Face à ces exactions, des milices paysannes se sont formées dès septembre. Elles portent ce nom : anti-balakas, pour "anti-machettes". Mais leurs membres s'adonnent, en représailles, à des violences comparables à celles de leurs ennemis.
Les anti-balakas tuent des musulmans
"Vous voyez là, c'est ma petite fille de 4 ans avec toutes ces blessures. Ce sont des anti-balakas qui lui ont fait ça. Ils lui ont même coupé trois doigts..." Mahmoud, un éleveur musulman de Boali, à 80 km au nord de Bangui, raconte à France Info l'attaque survenue dans la nuit de lundi à mardi. La cible : la communauté peule. Treize personnes de sa famille ont été tuées cette nuit-là, raconte-t-il depuis le centre pédiatrique de Bangui, où des enfants "traumatisés" reçoivent des soins intensifs. Toujours à France Info, un autre père, Boubakar, raconte comment sa femme, enceinte, a accouché prématurément après avoir reçu une balle dans la jambe. Dans un village proche, une autre femme enceinte n'a pas eu cette chance : les miliciens l'ont éventrée, a confirmé un militaire à l'AFP.
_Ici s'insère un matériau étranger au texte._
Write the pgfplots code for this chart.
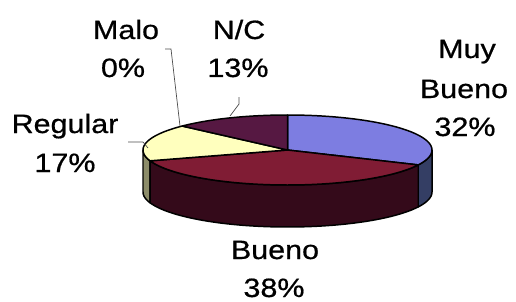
\documentclass[border=0pt]{standalone}
\usepackage{pgfplots}
\pgfplotsset{compat=1.18}
\usepackage{graphicx}
\usepackage{fontspec}
\setmainfont{Liberation Sans}[BoldFont=Liberation Sans, BoldFeatures={FakeBold=0.6}]
\definecolor{cMB}{RGB}{125,125,225}
\definecolor{cMBs}{RGB}{52,62,100}
\definecolor{cB}{RGB}{128,28,52}
\definecolor{cBs}{RGB}{52,10,26}
\definecolor{cR}{RGB}{255,255,190}
\definecolor{cRs}{RGB}{140,140,105}
\definecolor{cNC}{RGB}{86,24,66}
\newcommand{\topslice}[3]{%
  \addplot[fill=#3, draw=black, line width=1.5pt, line join=round, domain=#1:#2, samples=60]
    ({287.5+144.5*cos(x)},{150-35*sin(x)}) -- (axis cs:287.5,150) -- cycle;}
\newcommand{\sideslice}[3]{%
  \addplot[fill=#3, draw=black, line width=1.5pt, line join=round,
    samples at={0,1,...,50,50.0001,51,52,...,100}]
    ({287.5+144.5*cos(#1+(#2-#1)*(x-2*max(x-50,0))/50)},
     {150-35*sin(#1+(#2-#1)*(x-2*max(x-50,0))/50)+42*(x>50)}) -- cycle;}
\newcommand{\lab}[3]{\node[anchor=base, inner sep=0pt] at (axis cs:#1,#2)
  {\fontsize{26.6}{32}\selectfont\bfseries\scalebox{1.15}[1]{#3}};}
\begin{document}
\begin{tikzpicture}
% percentages: Muy Bueno 32, Bueno 38, Regular 17, Malo 0, N/C 13
\pgfmathsetmacro{\aA}{90}
\pgfmathsetmacro{\aB}{\aA-32*3.6}
\pgfmathsetmacro{\aC}{\aB-38*3.6}
\pgfmathsetmacro{\aD}{\aC-17*3.6}
\pgfmathsetmacro{\aE}{\aD-0*3.6}
\pgfmathsetmacro{\aF}{\aE-13*3.6}
\path[use as bounding box] (0,0) rectangle (516bp,302bp);
\begin{axis}[at={(0,0)}, anchor=south west, width=516bp, height=302bp, scale only axis,
  xmin=0, xmax=516, ymin=0, ymax=302, y dir=reverse, hide axis, clip=false]
\sideslice{\aB}{0}{cMBs}
\sideslice{-180}{\aC}{cRs}
\sideslice{\aC}{\aB}{cBs}
\topslice{\aB}{\aA}{cMB}
\topslice{\aC}{\aB}{cB}
\topslice{\aD}{\aC}{cR}
\topslice{\aF}{\aE}{cNC}
\addplot[gray!60!black, line width=0.7pt] coordinates {(165,49) (171,49) (180,126)};
\addplot[gray!60!black, line width=0.7pt] coordinates {(239,97) (239,104) (230,116)};
\addplot[gray!60!black, line width=0.7pt] coordinates {(128,142) (143,142) (148,148)};
\lab{126}{39}{Malo}
\lab{123}{77}{0\%}
\lab{239}{39}{N/C}
\lab{238}{77}{13\%}
\lab{467}{58}{Muy}
\lab{464}{98}{Bueno}
\lab{465}{136}{32\%}
\lab{65}{133}{Regular}
\lab{65}{172}{17\%}
\lab{275}{259}{Bueno}
\lab{274}{297}{38\%}
\end{axis}
\end{tikzpicture}
\end{document}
"Près de 350 musulmans ont été tués dans des actions de représailles depuis septembre", estime Peter Brouckaert, de l'ONG Human Rights Watch, cité jeudi par Libération. Comme les populations civiles chrétiennes, ils appellent à ce que les soldats "arrêtent les sauvages qui nous ont fait ça". Comme les villageois du camp d'en face, ils fuient les violences.
Les civils, en fuite, cachés dans la brousse
Après cette nouvelle flambée de violences début décembre, dans la région de Damara, "des petits groupes, familles, paquetage sur la tête, effets personnels dans une charrette à bras", ont pris la route, direction Bangui, raconte l'AFP. "On a trop peur ici, on part", poursuit une mère, veuve, qui passe dans un pick-up. Ces réfugiés taisent tous leur nom, "par peur", écrit l'agence. Par peur aussi, "tous les hommes se cachent dans la brousse. [Les militaires] les cherchent", témoigne une femme.
"Avec ma fille, on a dû marcher trois jours dans la brousse pour arriver à Bossangoa", explique pour sa part Aïcha aux journalistes d'Arte. Avec son enfant, blessée à la tête par un coup de machette et depuis incapable de se lever, "on a quitté le village dans la précipitation, sans rien prendre, seuls les habits qu'on portait". Derrière elles, elles ont laissé deux corps : le mari d'Aïcha et son bébé de 3 mois.
"Dès qu’on sort de la brousse, on est en danger de mort", affirmait en octobre, à Paris Match, Edmond Bagnot, un des chefs du village de Gbadengue. Le reportage décrit des villageois "en guenilles, [qui] dorment dans les clairières". "On collecte les racines de yam sauvage, c’est tout ce qu’il nous reste à manger", poursuit le chef de village. "Quelqu'un qui a laissé sa maison pour aller habiter en brousse, c'est un animal", lance Nestor Mbako, un habitant de N'Zéré. Il énumère : "Pas de maison, pas d'eau à boire, pas de savon", etc. En octobre, la Centrafrique comptait déjà plus de 1,5 million de déplacés et de réfugiés.